**SET TASK**
Repeat everything in the material exactly.
◇ ◇ ◇ ◇
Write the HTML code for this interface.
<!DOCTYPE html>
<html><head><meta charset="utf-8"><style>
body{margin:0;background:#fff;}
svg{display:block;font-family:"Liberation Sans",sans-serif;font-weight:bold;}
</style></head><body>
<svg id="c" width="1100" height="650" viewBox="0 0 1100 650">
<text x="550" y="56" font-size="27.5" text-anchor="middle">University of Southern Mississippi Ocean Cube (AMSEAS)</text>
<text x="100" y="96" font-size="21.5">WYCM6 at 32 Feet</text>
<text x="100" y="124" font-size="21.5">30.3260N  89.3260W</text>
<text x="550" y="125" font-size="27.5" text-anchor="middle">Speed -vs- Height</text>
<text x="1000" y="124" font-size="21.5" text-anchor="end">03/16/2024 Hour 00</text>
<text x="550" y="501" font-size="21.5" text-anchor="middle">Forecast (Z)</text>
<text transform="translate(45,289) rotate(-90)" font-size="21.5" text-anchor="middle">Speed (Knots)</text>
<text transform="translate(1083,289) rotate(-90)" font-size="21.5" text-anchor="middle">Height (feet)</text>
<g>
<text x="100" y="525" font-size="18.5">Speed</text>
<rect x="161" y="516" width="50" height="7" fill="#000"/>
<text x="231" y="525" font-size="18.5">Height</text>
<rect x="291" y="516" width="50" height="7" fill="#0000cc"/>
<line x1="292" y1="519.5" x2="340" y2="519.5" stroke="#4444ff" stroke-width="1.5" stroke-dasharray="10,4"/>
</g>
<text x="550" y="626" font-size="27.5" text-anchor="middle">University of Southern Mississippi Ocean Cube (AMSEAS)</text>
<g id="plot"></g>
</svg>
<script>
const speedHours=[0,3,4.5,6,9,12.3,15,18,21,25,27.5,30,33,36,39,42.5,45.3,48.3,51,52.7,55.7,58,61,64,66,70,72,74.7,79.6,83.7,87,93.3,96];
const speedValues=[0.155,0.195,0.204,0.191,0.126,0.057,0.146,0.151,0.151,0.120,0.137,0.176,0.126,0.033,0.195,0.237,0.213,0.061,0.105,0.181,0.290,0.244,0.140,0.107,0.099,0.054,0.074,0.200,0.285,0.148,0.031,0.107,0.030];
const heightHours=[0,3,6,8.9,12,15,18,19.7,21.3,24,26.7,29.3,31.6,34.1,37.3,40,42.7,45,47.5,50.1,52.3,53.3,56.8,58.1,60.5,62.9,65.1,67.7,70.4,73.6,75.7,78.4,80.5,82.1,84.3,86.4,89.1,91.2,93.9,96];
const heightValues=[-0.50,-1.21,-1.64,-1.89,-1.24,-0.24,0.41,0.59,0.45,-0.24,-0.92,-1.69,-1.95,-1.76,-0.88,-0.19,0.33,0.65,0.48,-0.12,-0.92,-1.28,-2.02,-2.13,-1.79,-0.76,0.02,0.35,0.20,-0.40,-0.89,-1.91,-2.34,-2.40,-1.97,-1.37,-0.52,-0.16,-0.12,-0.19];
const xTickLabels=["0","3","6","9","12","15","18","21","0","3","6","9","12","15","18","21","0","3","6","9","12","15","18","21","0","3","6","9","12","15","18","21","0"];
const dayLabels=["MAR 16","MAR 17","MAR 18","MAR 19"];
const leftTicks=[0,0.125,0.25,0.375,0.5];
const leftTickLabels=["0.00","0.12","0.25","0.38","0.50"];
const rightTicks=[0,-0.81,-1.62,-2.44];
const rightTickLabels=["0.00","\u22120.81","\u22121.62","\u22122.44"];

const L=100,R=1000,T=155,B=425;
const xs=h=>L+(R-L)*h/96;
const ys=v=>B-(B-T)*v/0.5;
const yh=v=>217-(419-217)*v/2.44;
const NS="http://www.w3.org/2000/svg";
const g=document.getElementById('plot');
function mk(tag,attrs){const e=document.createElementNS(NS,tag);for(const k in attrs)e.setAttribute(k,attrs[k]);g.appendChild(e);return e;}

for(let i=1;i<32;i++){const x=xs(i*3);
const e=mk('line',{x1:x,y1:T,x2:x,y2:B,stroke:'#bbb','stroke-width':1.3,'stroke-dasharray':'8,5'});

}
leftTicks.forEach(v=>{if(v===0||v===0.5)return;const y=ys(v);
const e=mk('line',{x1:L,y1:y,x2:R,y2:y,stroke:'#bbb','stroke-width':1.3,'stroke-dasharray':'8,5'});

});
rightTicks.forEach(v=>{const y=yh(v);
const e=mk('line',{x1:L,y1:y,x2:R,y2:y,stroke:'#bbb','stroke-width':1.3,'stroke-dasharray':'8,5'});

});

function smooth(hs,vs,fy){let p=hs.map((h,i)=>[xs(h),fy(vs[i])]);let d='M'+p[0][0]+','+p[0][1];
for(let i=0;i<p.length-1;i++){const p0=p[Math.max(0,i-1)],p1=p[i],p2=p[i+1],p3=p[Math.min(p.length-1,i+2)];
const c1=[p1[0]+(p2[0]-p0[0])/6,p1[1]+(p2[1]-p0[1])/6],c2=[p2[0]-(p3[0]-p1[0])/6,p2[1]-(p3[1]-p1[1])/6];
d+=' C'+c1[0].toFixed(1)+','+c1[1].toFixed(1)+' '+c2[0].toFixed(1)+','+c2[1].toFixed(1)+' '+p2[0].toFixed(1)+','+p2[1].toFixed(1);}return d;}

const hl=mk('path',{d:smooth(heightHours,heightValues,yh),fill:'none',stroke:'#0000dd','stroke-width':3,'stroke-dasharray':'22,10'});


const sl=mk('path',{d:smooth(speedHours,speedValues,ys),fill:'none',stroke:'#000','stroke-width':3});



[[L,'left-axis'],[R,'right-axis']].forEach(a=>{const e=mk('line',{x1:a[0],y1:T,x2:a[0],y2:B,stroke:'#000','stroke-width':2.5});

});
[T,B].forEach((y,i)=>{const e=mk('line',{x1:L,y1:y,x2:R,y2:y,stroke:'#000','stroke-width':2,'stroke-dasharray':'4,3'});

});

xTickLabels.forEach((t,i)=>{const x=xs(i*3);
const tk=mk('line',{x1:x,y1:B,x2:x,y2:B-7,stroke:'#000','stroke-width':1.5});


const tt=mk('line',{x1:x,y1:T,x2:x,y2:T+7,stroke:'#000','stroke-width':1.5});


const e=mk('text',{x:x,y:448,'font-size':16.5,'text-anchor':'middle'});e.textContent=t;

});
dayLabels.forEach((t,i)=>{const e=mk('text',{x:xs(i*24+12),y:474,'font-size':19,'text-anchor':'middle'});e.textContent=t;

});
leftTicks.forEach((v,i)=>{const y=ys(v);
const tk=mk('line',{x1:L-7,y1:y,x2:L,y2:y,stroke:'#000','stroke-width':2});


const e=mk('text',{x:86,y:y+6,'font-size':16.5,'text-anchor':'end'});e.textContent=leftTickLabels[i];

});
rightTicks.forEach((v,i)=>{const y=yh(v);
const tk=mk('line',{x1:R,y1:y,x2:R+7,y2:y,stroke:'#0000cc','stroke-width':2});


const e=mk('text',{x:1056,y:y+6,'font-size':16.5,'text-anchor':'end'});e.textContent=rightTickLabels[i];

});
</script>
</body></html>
◇ ◇ ◇ ◇
**REPLY TO THE TASK**
Write the HTML code for this interface.
<!DOCTYPE html>
<html><head><meta charset="utf-8"><style>
body{margin:0;background:#fff;}
svg{display:block;font-family:"Liberation Sans",sans-serif;font-weight:bold;}
</style></head><body>
<svg id="c" width="1100" height="650" viewBox="0 0 1100 650">
<text x="550" y="56" font-size="27.5" text-anchor="middle">University of Southern Mississippi Ocean Cube (AMSEAS)</text>
<text x="100" y="96" font-size="21.5">WYCM6 at 32 Feet</text>
<text x="100" y="124" font-size="21.5">30.3260N  89.3260W</text>
<text x="550" y="125" font-size="27.5" text-anchor="middle">Speed -vs- Height</text>
<text x="1000" y="124" font-size="21.5" text-anchor="end">03/16/2024 Hour 00</text>
<text x="550" y="501" font-size="21.5" text-anchor="middle">Forecast (Z)</text>
<text transform="translate(45,289) rotate(-90)" font-size="21.5" text-anchor="middle">Speed (Knots)</text>
<text transform="translate(1083,289) rotate(-90)" font-size="21.5" text-anchor="middle">Height (feet)</text>
<g>
<text x="100" y="525" font-size="18.5">Speed</text>
<rect x="161" y="516" width="50" height="7" fill="#000"/>
<text x="231" y="525" font-size="18.5">Height</text>
<rect x="291" y="516" width="50" height="7" fill="#0000cc"/>
<line x1="292" y1="519.5" x2="340" y2="519.5" stroke="#4444ff" stroke-width="1.5" stroke-dasharray="10,4"/>
</g>
<text x="550" y="626" font-size="27.5" text-anchor="middle">University of Southern Mississippi Ocean Cube (AMSEAS)</text>
<g id="plot"></g>
</svg>
<script>
const speedHours=[0,3,4.5,6,9,12.3,15,18,21,25,27.5,30,33,36,39,42.5,45.3,48.3,51,52.7,55.7,58,61,64,66,70,72,74.7,79.6,83.7,87,93.3,96];
const speedValues=[0.155,0.195,0.204,0.191,0.126,0.057,0.146,0.151,0.151,0.120,0.137,0.176,0.126,0.033,0.195,0.237,0.213,0.061,0.105,0.181,0.290,0.244,0.140,0.107,0.099,0.054,0.074,0.200,0.285,0.148,0.031,0.107,0.030];
const heightHours=[0,3,6,8.9,12,15,18,19.7,21.3,24,26.7,29.3,31.6,34.1,37.3,40,42.7,45,47.5,50.1,52.3,53.3,56.8,58.1,60.5,62.9,65.1,67.7,70.4,73.6,75.7,78.4,80.5,82.1,84.3,86.4,89.1,91.2,93.9,96];
const heightValues=[-0.50,-1.21,-1.64,-1.89,-1.24,-0.24,0.41,0.59,0.45,-0.24,-0.92,-1.69,-1.95,-1.76,-0.88,-0.19,0.33,0.65,0.48,-0.12,-0.92,-1.28,-2.02,-2.13,-1.79,-0.76,0.02,0.35,0.20,-0.40,-0.89,-1.91,-2.34,-2.40,-1.97,-1.37,-0.52,-0.16,-0.12,-0.19];
const xTickLabels=["0","3","6","9","12","15","18","21","0","3","6","9","12","15","18","21","0","3","6","9","12","15","18","21","0","3","6","9","12","15","18","21","0"];
const dayLabels=["MAR 16","MAR 17","MAR 18","MAR 19"];
const leftTicks=[0,0.125,0.25,0.375,0.5];
const leftTickLabels=["0.00","0.12","0.25","0.38","0.50"];
const rightTicks=[0,-0.81,-1.62,-2.44];
const rightTickLabels=["0.00","\u22120.81","\u22121.62","\u22122.44"];

const L=100,R=1000,T=155,B=425;
const xs=h=>L+(R-L)*h/96;
const ys=v=>B-(B-T)*v/0.5;
const yh=v=>217-(419-217)*v/2.44;
const NS="http://www.w3.org/2000/svg";
const g=document.getElementById('plot');
function mk(tag,attrs){const e=document.createElementNS(NS,tag);for(const k in attrs)e.setAttribute(k,attrs[k]);g.appendChild(e);return e;}

for(let i=1;i<32;i++){const x=xs(i*3);
const e=mk('line',{x1:x,y1:T,x2:x,y2:B,stroke:'#bbb','stroke-width':1.3,'stroke-dasharray':'8,5'});

}
leftTicks.forEach(v=>{if(v===0||v===0.5)return;const y=ys(v);
const e=mk('line',{x1:L,y1:y,x2:R,y2:y,stroke:'#bbb','stroke-width':1.3,'stroke-dasharray':'8,5'});

});
rightTicks.forEach(v=>{const y=yh(v);
const e=mk('line',{x1:L,y1:y,x2:R,y2:y,stroke:'#bbb','stroke-width':1.3,'stroke-dasharray':'8,5'});

});

function smooth(hs,vs,fy){let p=hs.map((h,i)=>[xs(h),fy(vs[i])]);let d='M'+p[0][0]+','+p[0][1];
for(let i=0;i<p.length-1;i++){const p0=p[Math.max(0,i-1)],p1=p[i],p2=p[i+1],p3=p[Math.min(p.length-1,i+2)];
const c1=[p1[0]+(p2[0]-p0[0])/6,p1[1]+(p2[1]-p0[1])/6],c2=[p2[0]-(p3[0]-p1[0])/6,p2[1]-(p3[1]-p1[1])/6];
d+=' C'+c1[0].toFixed(1)+','+c1[1].toFixed(1)+' '+c2[0].toFixed(1)+','+c2[1].toFixed(1)+' '+p2[0].toFixed(1)+','+p2[1].toFixed(1);}return d;}

const hl=mk('path',{d:smooth(heightHours,heightValues,yh),fill:'none',stroke:'#0000dd','stroke-width':3,'stroke-dasharray':'22,10'});


const sl=mk('path',{d:smooth(speedHours,speedValues,ys),fill:'none',stroke:'#000','stroke-width':3});



[[L,'left-axis'],[R,'right-axis']].forEach(a=>{const e=mk('line',{x1:a[0],y1:T,x2:a[0],y2:B,stroke:'#000','stroke-width':2.5});

});
[T,B].forEach((y,i)=>{const e=mk('line',{x1:L,y1:y,x2:R,y2:y,stroke:'#000','stroke-width':2,'stroke-dasharray':'4,3'});

});

xTickLabels.forEach((t,i)=>{const x=xs(i*3);
const tk=mk('line',{x1:x,y1:B,x2:x,y2:B-7,stroke:'#000','stroke-width':1.5});


const tt=mk('line',{x1:x,y1:T,x2:x,y2:T+7,stroke:'#000','stroke-width':1.5});


const e=mk('text',{x:x,y:448,'font-size':16.5,'text-anchor':'middle'});e.textContent=t;

});
dayLabels.forEach((t,i)=>{const e=mk('text',{x:xs(i*24+12),y:474,'font-size':19,'text-anchor':'middle'});e.textContent=t;

});
leftTicks.forEach((v,i)=>{const y=ys(v);
const tk=mk('line',{x1:L-7,y1:y,x2:L,y2:y,stroke:'#000','stroke-width':2});


const e=mk('text',{x:86,y:y+6,'font-size':16.5,'text-anchor':'end'});e.textContent=leftTickLabels[i];

});
rightTicks.forEach((v,i)=>{const y=yh(v);
const tk=mk('line',{x1:R,y1:y,x2:R+7,y2:y,stroke:'#0000cc','stroke-width':2});


const e=mk('text',{x:1056,y:y+6,'font-size':16.5,'text-anchor':'end'});e.textContent=rightTickLabels[i];

});
</script>
</body></html>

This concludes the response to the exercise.